The panel has in the past been regarded as a fully autograph work by Jacob Cornelisz. van Oostsanen, and is now generally regarded as having been painted to Jacob's design in his workshop, possibly a version of a now-lost work. Jacob's output is of particular interest as he is another of the key figures in the development of painting in the Netherlands, along with his contemporary Lucas van Leyden. He was the central member of a family of painters that included his brother, Cornelis Buys I (widely accepted as being the Master of Alkmaar), his son, Dirk Jacobsz., and his nephew, Cornelis Buys II; he was also the teacher of Jan van Scorel who was active in his workshop. Relatively little, however, is known of Jacob's training and early life, although on stylistic grounds it has been suggested that he may have learned his trade as a goldsmith or designer of woodcuts (some 200 of the latter survive from his maturity). Some suggestion as to his subsequent training may, however, be inferred from the stylistic affinities of his figure types with those of the Haarlem-based Master of the Figdor Deposition (a Geertgen follower) and the more Germanic Master of the St. Bartholomew Altarpiece.

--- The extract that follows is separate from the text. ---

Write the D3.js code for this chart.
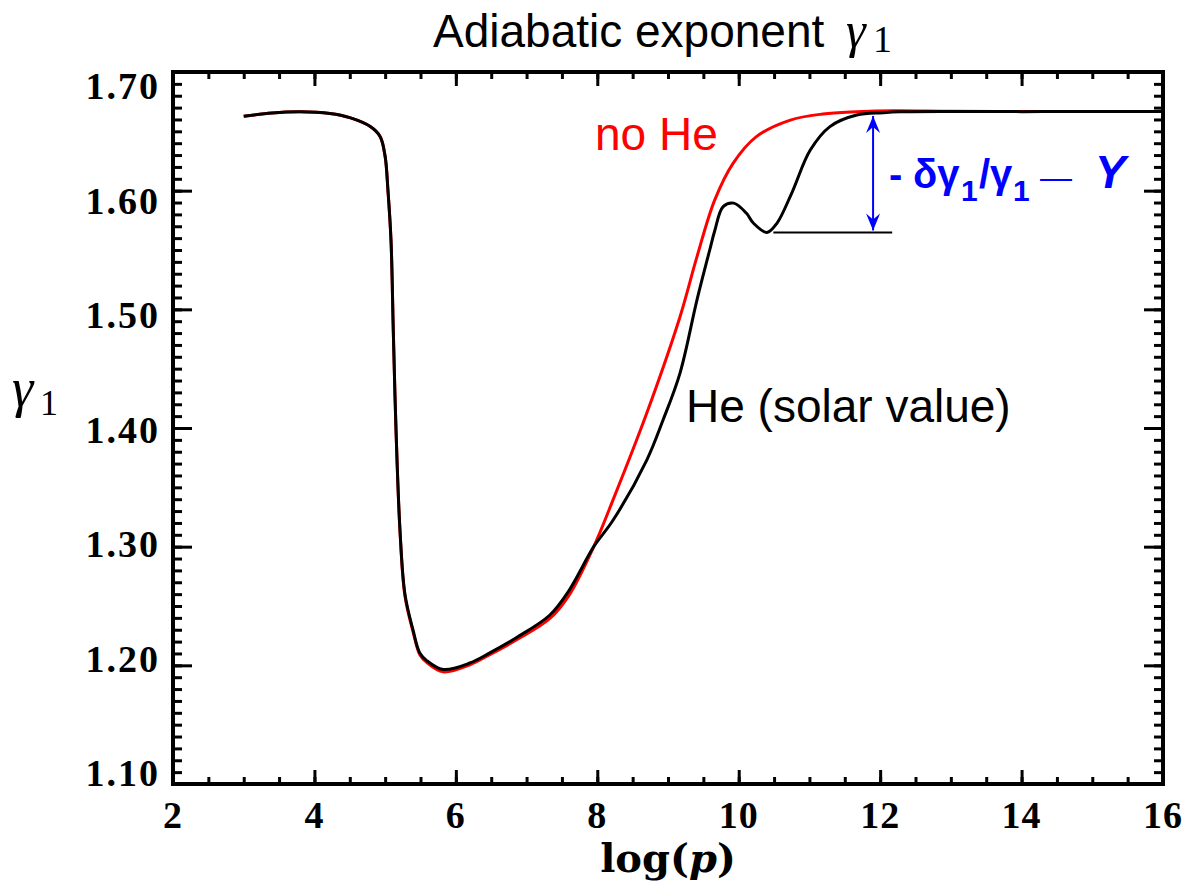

As noted by Jane Carroll, op. cit., the composition of the present panel, with its architecture dividing the various scenes, recalls Jacob's Scenes from the Life of Saint Hubert of 1510-11, with which it shares an intuitive handling of perspective - notably in the sharply receding floors. Carroll also compares the slender, almost willowy figures of both works with those of the Crucifixion of circa 1510 in the Rijksmuseum, Amsterdam, remarking in particular on the similarities between the face and hair of the foreground figure of Jacob in the present foreground and the young horsemen on the right edge of the Crucifixion, and those between the figure of Rebecca in the present foreground and that of Saint Veronica in the Amsterdam picture. As such, Carroll suggests that the composition dates from a similar point in Jacob's early maturity, c. 1510, displaying the artist's debt to the Haarlem school of the late Gothic period.